What the task requires.
Retype the whole listing verbatim and keep the pictures out of it.

Data provided.
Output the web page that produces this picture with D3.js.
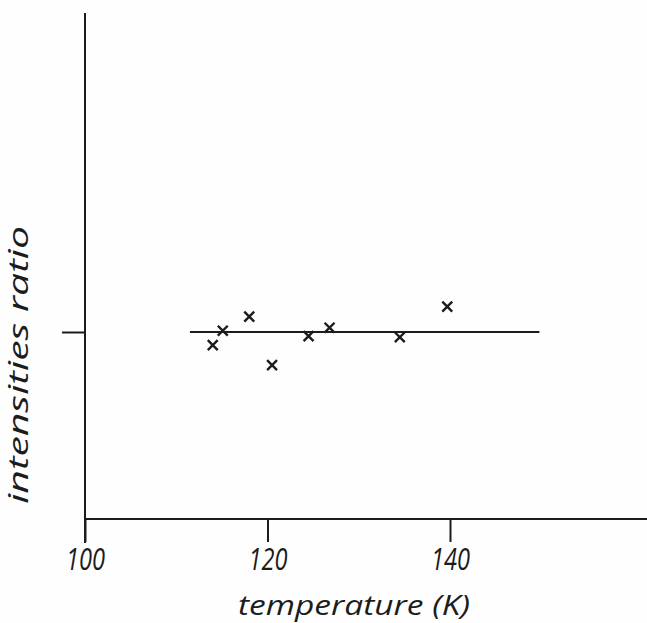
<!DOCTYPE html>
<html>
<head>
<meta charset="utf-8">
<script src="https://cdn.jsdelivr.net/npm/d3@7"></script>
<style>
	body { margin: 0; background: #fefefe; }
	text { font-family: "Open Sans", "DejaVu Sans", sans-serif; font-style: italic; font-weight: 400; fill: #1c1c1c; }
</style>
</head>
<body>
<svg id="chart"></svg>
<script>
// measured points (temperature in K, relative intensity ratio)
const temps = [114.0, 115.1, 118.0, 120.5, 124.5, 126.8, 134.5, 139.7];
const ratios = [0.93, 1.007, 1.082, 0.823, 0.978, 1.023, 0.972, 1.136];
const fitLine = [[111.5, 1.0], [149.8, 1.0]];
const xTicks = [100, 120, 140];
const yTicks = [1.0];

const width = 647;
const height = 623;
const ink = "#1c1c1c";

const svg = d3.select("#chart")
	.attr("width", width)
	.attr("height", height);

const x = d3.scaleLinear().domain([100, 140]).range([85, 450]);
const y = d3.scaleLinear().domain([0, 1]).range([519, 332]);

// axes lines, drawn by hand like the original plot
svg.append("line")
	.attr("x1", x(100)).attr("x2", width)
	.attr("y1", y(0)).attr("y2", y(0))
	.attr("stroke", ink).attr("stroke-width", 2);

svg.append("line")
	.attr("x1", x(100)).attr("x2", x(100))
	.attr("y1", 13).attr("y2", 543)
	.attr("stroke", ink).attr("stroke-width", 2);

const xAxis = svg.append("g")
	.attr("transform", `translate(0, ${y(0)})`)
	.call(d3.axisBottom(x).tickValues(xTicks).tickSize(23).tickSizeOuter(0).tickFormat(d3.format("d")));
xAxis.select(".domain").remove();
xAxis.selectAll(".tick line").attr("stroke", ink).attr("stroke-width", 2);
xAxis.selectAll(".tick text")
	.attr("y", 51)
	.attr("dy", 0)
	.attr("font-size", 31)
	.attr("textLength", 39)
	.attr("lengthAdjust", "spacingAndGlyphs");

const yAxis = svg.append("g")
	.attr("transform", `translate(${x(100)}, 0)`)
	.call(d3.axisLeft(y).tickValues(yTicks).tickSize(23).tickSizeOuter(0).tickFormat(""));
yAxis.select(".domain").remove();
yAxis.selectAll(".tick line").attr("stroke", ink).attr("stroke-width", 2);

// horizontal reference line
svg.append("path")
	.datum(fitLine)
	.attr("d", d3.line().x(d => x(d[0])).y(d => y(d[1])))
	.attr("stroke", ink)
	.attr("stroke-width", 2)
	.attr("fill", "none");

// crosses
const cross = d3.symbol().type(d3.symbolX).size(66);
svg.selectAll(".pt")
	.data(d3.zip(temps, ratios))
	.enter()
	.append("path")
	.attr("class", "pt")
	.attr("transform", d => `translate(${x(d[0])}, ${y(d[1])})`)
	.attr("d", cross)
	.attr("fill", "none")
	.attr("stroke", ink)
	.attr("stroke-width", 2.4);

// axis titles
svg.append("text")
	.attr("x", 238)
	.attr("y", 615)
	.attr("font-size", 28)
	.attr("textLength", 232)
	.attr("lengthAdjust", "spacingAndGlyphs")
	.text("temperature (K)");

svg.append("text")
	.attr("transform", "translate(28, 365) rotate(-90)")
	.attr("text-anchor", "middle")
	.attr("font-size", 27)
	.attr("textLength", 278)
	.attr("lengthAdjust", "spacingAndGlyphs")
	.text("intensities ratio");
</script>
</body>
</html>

Result of the task.
Output the web page that produces this picture with D3.js.
<!DOCTYPE html>
<html>
<head>
<meta charset="utf-8">
<script src="https://cdn.jsdelivr.net/npm/d3@7"></script>
<style>
	body { margin: 0; background: #fefefe; }
	text { font-family: "Open Sans", "DejaVu Sans", sans-serif; font-style: italic; font-weight: 400; fill: #1c1c1c; }
</style>
</head>
<body>
<svg id="chart"></svg>
<script>
// measured points (temperature in K, relative intensity ratio)
const temps = [114.0, 115.1, 118.0, 120.5, 124.5, 126.8, 134.5, 139.7];
const ratios = [0.93, 1.007, 1.082, 0.823, 0.978, 1.023, 0.972, 1.136];
const fitLine = [[111.5, 1.0], [149.8, 1.0]];
const xTicks = [100, 120, 140];
const yTicks = [1.0];

const width = 647;
const height = 623;
const ink = "#1c1c1c";

const svg = d3.select("#chart")
	.attr("width", width)
	.attr("height", height);

const x = d3.scaleLinear().domain([100, 140]).range([85, 450]);
const y = d3.scaleLinear().domain([0, 1]).range([519, 332]);

// axes lines, drawn by hand like the original plot
svg.append("line")
	.attr("x1", x(100)).attr("x2", width)
	.attr("y1", y(0)).attr("y2", y(0))
	.attr("stroke", ink).attr("stroke-width", 2);

svg.append("line")
	.attr("x1", x(100)).attr("x2", x(100))
	.attr("y1", 13).attr("y2", 543)
	.attr("stroke", ink).attr("stroke-width", 2);

const xAxis = svg.append("g")
	.attr("transform", `translate(0, ${y(0)})`)
	.call(d3.axisBottom(x).tickValues(xTicks).tickSize(23).tickSizeOuter(0).tickFormat(d3.format("d")));
xAxis.select(".domain").remove();
xAxis.selectAll(".tick line").attr("stroke", ink).attr("stroke-width", 2);
xAxis.selectAll(".tick text")
	.attr("y", 51)
	.attr("dy", 0)
	.attr("font-size", 31)
	.attr("textLength", 39)
	.attr("lengthAdjust", "spacingAndGlyphs");

const yAxis = svg.append("g")
	.attr("transform", `translate(${x(100)}, 0)`)
	.call(d3.axisLeft(y).tickValues(yTicks).tickSize(23).tickSizeOuter(0).tickFormat(""));
yAxis.select(".domain").remove();
yAxis.selectAll(".tick line").attr("stroke", ink).attr("stroke-width", 2);

// horizontal reference line
svg.append("path")
	.datum(fitLine)
	.attr("d", d3.line().x(d => x(d[0])).y(d => y(d[1])))
	.attr("stroke", ink)
	.attr("stroke-width", 2)
	.attr("fill", "none");

// crosses
const cross = d3.symbol().type(d3.symbolX).size(66);
svg.selectAll(".pt")
	.data(d3.zip(temps, ratios))
	.enter()
	.append("path")
	.attr("class", "pt")
	.attr("transform", d => `translate(${x(d[0])}, ${y(d[1])})`)
	.attr("d", cross)
	.attr("fill", "none")
	.attr("stroke", ink)
	.attr("stroke-width", 2.4);

// axis titles
svg.append("text")
	.attr("x", 238)
	.attr("y", 615)
	.attr("font-size", 28)
	.attr("textLength", 232)
	.attr("lengthAdjust", "spacingAndGlyphs")
	.text("temperature (K)");

svg.append("text")
	.attr("transform", "translate(28, 365) rotate(-90)")
	.attr("text-anchor", "middle")
	.attr("font-size", 27)
	.attr("textLength", 278)
	.attr("lengthAdjust", "spacingAndGlyphs")
	.text("intensities ratio");
</script>
</body>
</html>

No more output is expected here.